One of the best ways of getting to know the UK’s capital is to discover the Royal Parks of London. Driving between them, you will build up some knowledge of London’s major roads and be able to do some sightseeing at the same time. Before driving on the capital’s streets, make sure that your tyres are legal by getting them checked by a dealership like Point S. Also, ensure that you are ready to pay the congestion charge, which is easy to do via Transport for London’s website. Finally, avoid the rush hour for a road trip like this. The roads are much less busy after about 9.30am.
Start in the West
Begin your trip around London’s Royal Parks in the West. Brompton Cemetery is one of the least visited Royal Parks of London, but is well worth a journey here. It takes up sixteen and a half hectares and is one of the finest cemeteries of its kind in the UK. It has been used extensively as a set in movies, including the James Bond film, Goldeneye, and Storm breaker in 2006.
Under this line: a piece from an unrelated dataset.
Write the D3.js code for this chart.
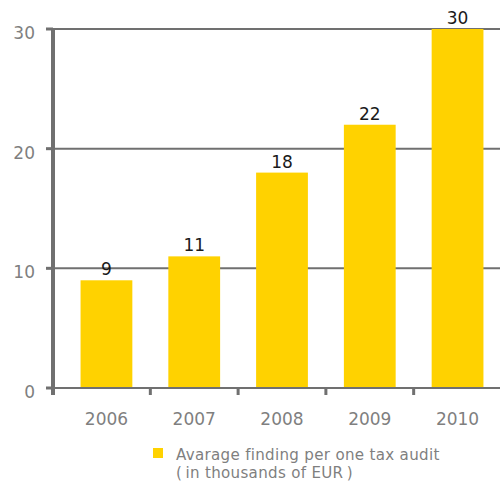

Take the A4 west and then pick up the A316 southwest to head to Bushy Park. There are some idyllic cycle rides that you can do here and the park is also home to herds of deer that you can spot from time to time. It is the second largest of all the Royal Parks of London. From here, cross over the river Thames at Kingston and pick up the A308 to Richmond Park. This is London’s largest park and also a site of special scientific interest for its plant life.
St James Park
Take the A3 from Richmond into central London. When you intersect with the A202 at Kennington, turn left and head northwards in the direction of Vauxhall. Cross the river once more into Pimlico. From here, you can easily reach both Green Park and St James Park near to Buckingham Palace, just beyond Victoria station. These parks are very well maintained and a favourite among tourists. Green Park is one of the smallest in the capital and has some elegant war memorials, such as the Canada Memorial.
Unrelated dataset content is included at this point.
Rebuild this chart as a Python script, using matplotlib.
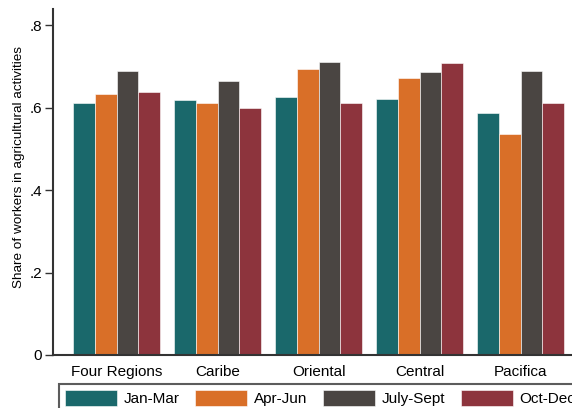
import numpy as np
import matplotlib
matplotlib.use("Agg")
import matplotlib.pyplot as plt
from matplotlib.patches import Patch

plt.rcParams["font.family"] = ["Liberation Sans", "DejaVu Sans"]

regions = ["Four Regions", "Caribe", "Oriental", "Central", "Pacifica"]
quarters = ["Jan-Mar", "Apr-Jun", "July-Sept", "Oct-Dec"]

jan_mar = [0.612, 0.618, 0.625, 0.621, 0.587]
apr_jun = [0.633, 0.612, 0.693, 0.671, 0.535]
jul_sep = [0.689, 0.665, 0.711, 0.686, 0.689]
oct_dec = [0.637, 0.600, 0.612, 0.708, 0.612]

colors = ["#1a686b", "#d96f28", "#4a4542", "#8d343d"]

fig = plt.figure(figsize=(5.72, 4.08), dpi=100)
ax = fig.add_axes([53 / 572, 53 / 408, 531 / 572, 346 / 408])

x = np.arange(len(regions))
w = 0.215
series = [jan_mar, apr_jun, jul_sep, oct_dec]
for i, (vals, c) in enumerate(zip(series, colors)):
    ax.bar(x + (i - 1.5) * w, vals, width=w, color=c,
           edgecolor="#ffffff", linewidth=0.4, zorder=2)

ax.set_xlim(-0.631, 4.627)
ax.set_ylim(0, 0.839)
ax.set_yticks([0, 0.2, 0.4, 0.6, 0.8])
ax.set_yticklabels(["0", ".2", ".4", ".6", ".8"])
ax.set_xticks(x)
ax.set_xticklabels(regions)
ax.tick_params(axis="y", length=6, width=1, color="#333333", labelsize=11, pad=2)
ax.tick_params(axis="x", length=0, labelsize=11, pad=7)
ax.set_ylabel("Share of workers in agricultural activities", fontsize=9.7)
ax.yaxis.set_label_coords(-0.053, 0.543)

for s in ["top", "right"]:
    ax.spines[s].set_visible(False)
for s in ["left", "bottom"]:
    ax.spines[s].set_color("#333333")
    ax.spines[s].set_linewidth(1.5)

handles = [Patch(facecolor=c, edgecolor="#ffffff", linewidth=0.4) for c in colors]
leg = fig.legend(handles, quarters, ncol=4, loc="upper left",
                 bbox_to_anchor=(59 / 572, 1 - 384 / 408), borderaxespad=0,
                 fontsize=11, handlelength=3.4, handleheight=1.2,
                 handletextpad=0.46, columnspacing=1.0, borderpad=0.4,
                 frameon=True, fancybox=False)
leg.get_frame().set_edgecolor("#333333")
leg.get_frame().set_linewidth(1.5)

fig.savefig("out.png", dpi=100)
Continue your drive just a little further north onto Park Lane towards the A5 at Marble Arch. From here you can access Hyde Park. This has some of London’s best kept parkland as well as the famous boating lake – the Serpentine. From Hyde Park it is just a stroll to visit another Royal Park, Kensington Gardens which houses the Peter Pan statue and the Albert Memorial which overlooks the Royal Albert Hall.
Complete the Journey
To finish off your road trip around London, continue north on the A5 until you reach the A5205, where you should turn right and pass Lord’s cricket ground. Just beyond it you will reach Regent’s Park, another large open space that happens to be a Royal Park. Here, you can access London Zoo and the park’s open air theatre. From Regent’s Park head to Greenwich Park, the last Royal Park of London, which lies in southeast London. Take the A501 eastbound, before picking up the A1202 and then the A13 to continue eastwards. Cross under the river one final time at the Blackwall Tunnel to reach Greenwich Park in the simplest way.